Megan Boone The Blacklist

The Blacklist Ruin Review

The Blacklist: Season 5, Episode 9: Ruin is a powerful midseason opener and far and away the strongest episode we’ve seen since Season 3’s Cape May.

Opening to the accompaniment of Leonard Cohen’s “Famous Blue Raincoat”, we see Liz (Megan Boone) go about her new life as “Grace”, living in a cabin out in a remote mountain community. Although her daily routine might strike one as mundane at first, the melancholy music and the sheer expression on her face drive home the fact that she feels dead on the inside. It’s quite the departure from the action that we’re come to expect from typical episodes of the show, having more in common with the contemplative nature of the aforementioned Cape May.

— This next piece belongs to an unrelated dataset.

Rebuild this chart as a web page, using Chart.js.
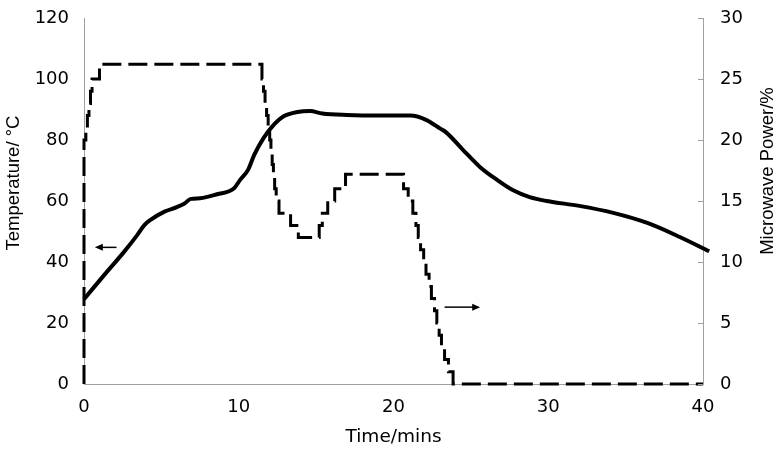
<!DOCTYPE html>
<html>
<head>
<meta charset="utf-8">
<title>Temperature and microwave power</title>
<script src="https://cdn.jsdelivr.net/npm/chart.js@4.4.1/dist/chart.umd.min.js"></script>
<style>
  html, body { margin: 0; padding: 0; background: #fff; }
  #wrap { width: 780px; height: 449px; }
</style>
</head>
<body>
<div id="wrap"><canvas id="chart" width="780" height="449"></canvas></div>
<script>
// temperature trace (left axis), minutes / degrees C
const tempTime  = [0, 1.3, 2.6, 3.45, 3.9, 4.3, 5.2, 6.0, 6.5, 6.9, 7.5, 8.6, 9.7, 10.1, 10.6, 11.0, 11.6, 12.3, 12.9, 13.8, 14.6, 15.4, 17.0, 19.0, 21.1, 22.1, 23.0, 23.4, 24.5, 25.6, 26.7, 27.7, 28.8, 29.9, 32.0, 34.2, 36.4, 38.5, 40.4];
const tempValue = [27.8, 35.7, 43.4, 48.9, 52.1, 53.8, 56.5, 58.0, 59.2, 60.7, 60.9, 62.2, 64.2, 67.0, 70.2, 75.1, 80.6, 85.2, 87.8, 89.2, 89.5, 88.7, 88.2, 88.0, 88.0, 86.6, 83.8, 82.5, 76.7, 71.1, 66.9, 63.6, 61.3, 60.0, 58.4, 56.1, 52.8, 48.2, 43.5];

// microwave power (right axis), stepped, minutes / %
const powerTime  = [0, 0, 0.12, 0.22, 0.32, 0.42, 0.52, 1.0, 11.5, 11.6, 11.7, 11.8, 11.9, 12.0, 12.08, 12.16, 12.24, 12.32, 12.42, 12.6, 13.35, 13.85, 15.2, 15.4, 15.75, 16.2, 16.9, 20.65, 20.95, 21.25, 21.45, 21.6, 21.75, 21.95, 22.1, 22.3, 22.45, 22.65, 22.8, 22.95, 23.1, 23.3, 23.55, 23.85, 40];
const powerValue = [0, 20, 21, 22, 23, 24, 25, 26.2, 25, 24, 23, 22, 21, 20, 19, 18, 17, 16, 15, 14, 13, 12, 13, 14, 15, 16, 17.2, 16, 15, 14, 13, 12, 11, 10, 9, 8, 7, 6, 5, 4, 3, 2, 1, 0, 0];

// axis ranges and tick steps
const timeRange = [0, 40, 10];
const tempRange = [0, 120, 20];
const powerRange = [0, 30, 5];

// small arrows pointing to each curve's axis: [from time, to time, value]
const tempArrow = [2.1, 0.7, 44.8];
const powerArrow = [23.3, 25.6, 6.3];

const xTitle = 'Time/mins';
const leftTitle = 'Temperature/ \u00B0C';
const rightTitle = 'Microwave Power/%';

const axisColor = '#a0a0a0';
const textColor = '#000';
const tickFamily = '"DejaVu Sans", Arial, sans-serif';
const titleFamily = '"Liberation Sans", Arial, Helvetica, sans-serif';

function toPoints(xs, ys) {
    return xs.map((x, i) => ({ x: x, y: ys[i] }));
}

function drawArrow(ctx, x0, y, x1) {
    const dir = x1 > x0 ? 1 : -1;
    ctx.beginPath();
    ctx.moveTo(x0, y);
    ctx.lineTo(x1 - dir * 6, y);
    ctx.stroke();
    ctx.beginPath();
    ctx.moveTo(x1, y);
    ctx.lineTo(x1 - dir * 8, y - 3.5);
    ctx.lineTo(x1 - dir * 8, y + 3.5);
    ctx.closePath();
    ctx.fill();
}

// y scales: fixed width, and no extra room above/below for the end labels
function fixWidth(w) {
    return function (scale) {
        scale.width = w;
        scale.paddingTop = 0;
        scale.paddingBottom = 0;
    };
}

// inner ticks on the right axis, arrows and the two rotated axis titles
const extras = {
    id: 'extras',
    afterDraw(chart) {
        const { ctx, chartArea, scales } = chart;
        ctx.save();

        ctx.strokeStyle = axisColor;
        ctx.lineWidth = 1;
        scales.y1.ticks.forEach(t => {
            const py = Math.round(scales.y1.getPixelForValue(t.value)) + 0.5;
            ctx.beginPath();
            ctx.moveTo(chartArea.right - 5, py);
            ctx.lineTo(chartArea.right, py);
            ctx.stroke();
        });

        ctx.strokeStyle = '#000';
        ctx.fillStyle = '#000';
        ctx.lineWidth = 1.5;
        drawArrow(ctx, scales.x.getPixelForValue(tempArrow[0]), scales.y.getPixelForValue(tempArrow[2]), scales.x.getPixelForValue(tempArrow[1]));
        drawArrow(ctx, scales.x.getPixelForValue(powerArrow[0]), scales.y1.getPixelForValue(powerArrow[2]), scales.x.getPixelForValue(powerArrow[1]));

        const mid = (chartArea.top + chartArea.bottom) / 2;
        ctx.fillStyle = textColor;
        ctx.font = '18.5px ' + titleFamily;
        ctx.textAlign = 'center';
        ctx.textBaseline = 'middle';

        ctx.save();
        ctx.translate(chartArea.left - 70, mid - 18);
        ctx.rotate(-Math.PI / 2);
        ctx.fillText(leftTitle, 0, 0);
        ctx.restore();

        ctx.save();
        ctx.translate(chartArea.right + 65, mid - 30);
        ctx.rotate(-Math.PI / 2);
        ctx.fillText(rightTitle, 0, 0);
        ctx.restore();

        ctx.restore();
    }
};

const tickFont = { family: tickFamily, size: 18 };

new Chart(document.getElementById('chart').getContext('2d'), {
    type: 'line',
    data: {
        datasets: [
            {
                label: 'Temperature',
                data: toPoints(tempTime, tempValue),
                yAxisID: 'y',
                borderColor: '#000',
                borderWidth: 4,
                pointRadius: 0,
                cubicInterpolationMode: 'monotone',
                clip: false
            },
            {
                label: 'Microwave Power',
                data: toPoints(powerTime, powerValue),
                yAxisID: 'y1',
                borderColor: '#000',
                borderWidth: 3,
                borderDash: [19, 7],
                stepped: 'before',
                pointRadius: 0,
                clip: false
            }
        ]
    },
    options: {
        responsive: false,
        animation: false,
        layout: { padding: { top: 18, left: 0, right: 0, bottom: 0 } },
        plugins: {
            legend: { display: false },
            tooltip: { enabled: false }
        },
        scales: {
            x: {
                type: 'linear',
                min: timeRange[0],
                max: timeRange[1],
                grid: { display: false, drawTicks: false },
                border: { color: axisColor, width: 1 },
                ticks: { stepSize: timeRange[2], font: tickFont, color: textColor, padding: 13, maxRotation: 0 },
                title: { display: true, text: xTitle, font: { family: tickFamily, size: 18.5 }, color: textColor, padding: { top: 0, bottom: 1 } },
                afterFit(scale) { scale.height = 65; }
            },
            y: {
                position: 'left',
                min: tempRange[0],
                max: tempRange[1],
                grid: { display: false, drawTicks: false },
                border: { color: axisColor, width: 1 },
                ticks: { stepSize: tempRange[2], font: tickFont, color: textColor, padding: 15 },
                afterFit: fixWidth(84)
            },
            y1: {
                position: 'right',
                min: powerRange[0],
                max: powerRange[1],
                grid: { display: false, drawTicks: false },
                border: { color: axisColor, width: 1 },
                ticks: { stepSize: powerRange[2], font: tickFont, color: textColor, padding: 17 },
                afterFit: fixWidth(77)
            }
        }
    },
    plugins: [extras]
});
</script>
</body>
</html>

It could easily be said that this episode serves as a sort of May for Liz, not only in terms of the moody tone but also because the rest of the show’s regulars don’t really figure into the story. As a matter of fact, Red (James Spader) and Dembe (Hisham Tawfiq) are the only ones who appear, albeit briefly, in the continuity of the program’s events: the rest, from series staples like Aram (Amir Arison) and Cooper (Harry Lennix) to recurring favorite Susie Hargrave (Famke Janssen) pop up only in sepia-toned flashback. This heightens the sense of isolation from not just the other characters but the show as a whole, making it feel like we’re in a whole different world removed from the intrigue of The Blacklist.

What we’re not removed from, however, is the violence that’s so characteristic of the program. Just as it looks like Liz has put her past with Tom (Ryan Eggold) and the FBI behind her, trouble arrives in the form of several mobsters trying to retrieve their “cargo” (that is, a snitch). Led by the sharp-faced Bill (William Mapother), the gangsters are pretty generic villains but considering that they’re supposed to be little more than baddies of the week they actually work pretty well. Mapother is particularly good, seamlessly transitioning from unpleasant rich dude to menacing mobster when his and his men’s cover is blown. But the most menacing character of all is Liz herself, consumed by her lust for revenge against Tom’s killers and all too happy to get some “practice” in with Bill and company. The particular unpleasantries she has in store for him, including putting broken glass in the ice cubes he chews and setting a bear trap for him, demonstrate how far Liz has gone morally, and leave us wondering where she will go from here in upcoming episodes of The Blacklist.